5 Retirement Account Creditor Protection Myths ... And What Facts REALLY Are
By Jeffery Levine, IRA Technical Expert
Follow Me on Twitter: @IRAGuru4EdSlott
The creditor protection rules that apply to retirement accounts are complex and frequently misunderstood. In an effort to correct some of the most frequently misunderstood concepts and provide some clarity in these seemingly murky waters, below we explore 5 Retirement Account Creditor Protection Myths and then give you the real facts behind them.
Myth #1 – Retirement Money is Universally Protected from Creditors
Fact: While much of the money, and indeed, perhaps all the money you have in your retirement accounts is likely shielded from your creditors, you shouldn’t automatically assume that to be the case. Retirement funds receive varying degrees of creditor protection depending on a number of factors, including the type of retirement account the funds are in, such as a 401(k) vs. an IRA, and what state you happen to live in.
Myth #2 - Plan Money is Always Creditor Protected
Fact: Some retirement funds held in employer plans receive exceptionally strong creditor protection under the federal law known as ERISA (Employee Retirement Income Security Act). In order to qualify for this protection, however, the retirement funds have to be held in an ERISA-covered plan account. IRAs, including IRA-based plans like SEP and SIMPLE IRAs, do not receive ERISA protection. On the other hand, defined benefit (pension) plans and 401(k) plans typically do qualify for such protection. There are some exceptions, however, such as the creditor protection of solo 401(k)s. Solo 401(k)s are 401(k) plans that cover a business owner with no employees, or a business owner with no employees and their spouse. Instead of creditor protection under ERISA, retirement funds in these accounts receive whatever protection is afforded to them under the applicable state law.
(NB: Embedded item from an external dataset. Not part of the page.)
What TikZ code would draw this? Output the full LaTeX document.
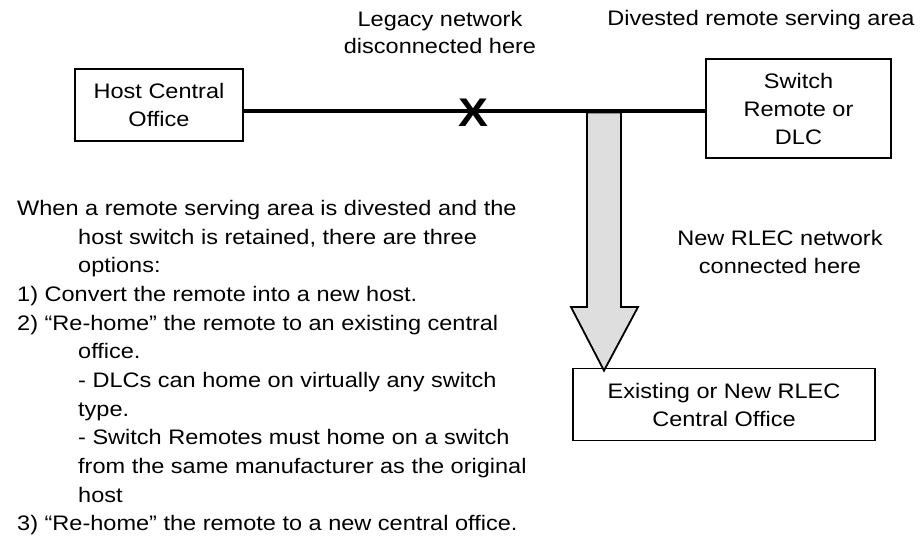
\documentclass[tikz,border=0pt]{standalone}
\usepackage{fontspec}
\setmainfont[FakeStretch=1.12]{Liberation Sans}
\begin{document}
\begin{tikzpicture}[x=1pt,y=-1pt,
  every node/.style={font=\fontsize{21}{28}\selectfont, inner sep=0pt},
  box/.style={draw, line width=1.8pt, align=center},
  link/.style={line width=3.2pt},
  fatarrow/.style={draw, line width=1.8pt, fill=black!13, line join=miter},
  lbl/.style={align=center, anchor=base}]
\useasboundingbox (0,0) rectangle (921,542);

% offices
\node[box, minimum width=168pt, minimum height=72pt] (host) at (159,105) {Host Central\\Office};
\node[box, minimum width=185pt, minimum height=99pt] (sw) at (798.5,108.5) {Switch\\Remote or\\DLC};
\node[box, minimum width=302pt, minimum height=72pt] (rlec) at (724,404.5) {Existing or New RLEC\\Central Office};

% legacy link and the cut mark
\draw[link] (host.east |- 0,111) -- (sw.west |- 0,111);
\node[font=\fontsize{40}{40}\selectfont\bfseries] (cut) at (473,113) {X};

% new connection arrow
\coordinate (j) at (604,112.5);
\draw[fatarrow] ([xshift=-17pt]j) -- ([xshift=-17pt]j |- 0,307) -- ([xshift=-33pt]j |- 0,307)
  -- ([yshift=-3pt]rlec.north -| j) -- ([xshift=34pt]j |- 0,307) -- ([xshift=17pt]j |- 0,307)
  -- ([xshift=17pt]j) -- cycle;

% labels (base anchor sits on the last line)
\node[lbl, font=\fontsize{21}{27}\selectfont] (legacy) at (440,53) {Legacy network\\disconnected here};
\node[lbl] (divested) at (761,25.7) {Divested remote serving area};
\node[lbl, font=\fontsize{21}{27.6}\selectfont] (newnet) at (780,273.3) {New RLEC network\\connected here};

% options list
\node[anchor=base west, align=left, font=\fontsize{21}{28.64}\selectfont] (opts) at (17,530.7) {%
When a remote serving area is divested and the\\
\hspace*{61pt}host switch is retained, there are three\\
\hspace*{61pt}options:\\
1) Convert the remote into a new host.\\
2) “Re-home” the remote to an existing central\\
\hspace*{61pt}office.\\
\hspace*{61pt}- DLCs can home on virtually any switch\\
\hspace*{61pt}type.\\
\hspace*{61pt}- Switch Remotes must home on a switch\\
\hspace*{61pt}from the same manufacturer as the original\\
\hspace*{61pt}host\\
3) “Re-home” the remote to a new central office.};
\end{tikzpicture}
\end{document}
Myth #3 – General Creditor Protection and Bankruptcy Protection are the Same
Fact: While filing for bankruptcy can help resolve some creditor issues, not all creditor issues warrant or result in filing for bankruptcy. For instance, if you had $1 million dollars in an attachable account (an account available to creditors) and were issued a judgment for $300,000, there wouldn’t be much point to filing for bankruptcy, since you’d clearly still be solvent. On the other hand, if you were issued a similar judgment of $1.5 million, you’d most likely be insolvent and filing for bankruptcy would be worth considering. So why is this so important? Simply because there are different rules that govern the protection of retirement accounts when bankruptcy is filed as opposed to similar situations when bankruptcy is not filed. If you are filing for bankruptcy, there’s a strong - though not absolute - possibility that all of your retirement funds will be protected, regardless of the type of plan they’re currently in, thanks to the Bankruptcy Abuse Prevention and Consumer Protection Act.
Myth #4 – Retirement Account Beneficiaries Have the Same Levels of Protection as Owners
Fact: This one was up for debate for a while, but was finally settled beyond any doubt by the U.S. Supreme Court earlier this summer. In a unanimous, 9-0 decision, the Court ruled that inherited IRAs are not protected in bankruptcy in the same manner that an individual’s own IRAs are. For more information on the case, the Supreme Court’s inherited IRA decision and what planning strategies you may wish to consider now, click here.
Myth # 5 – Plan Money Retains its Creditor Protection When it’s Rolled Over to an IRA
Fact: If money in an ERISA-covered plan account is rolled over to an IRA, the ERISA creditor protection no longer applies. Instead, the creditor protection afforded to IRAs under state law will apply. This rule is often confused with the bankruptcy protection plan funds received when they are rolled over, which is generally retained. In some states, where IRA creditor protection laws are strong, this will have little impact on the safety of your retirement savings. In other states, however, where state-provided IRA creditor protection is not as strong, greater attention to the potential loss of protection should be considered.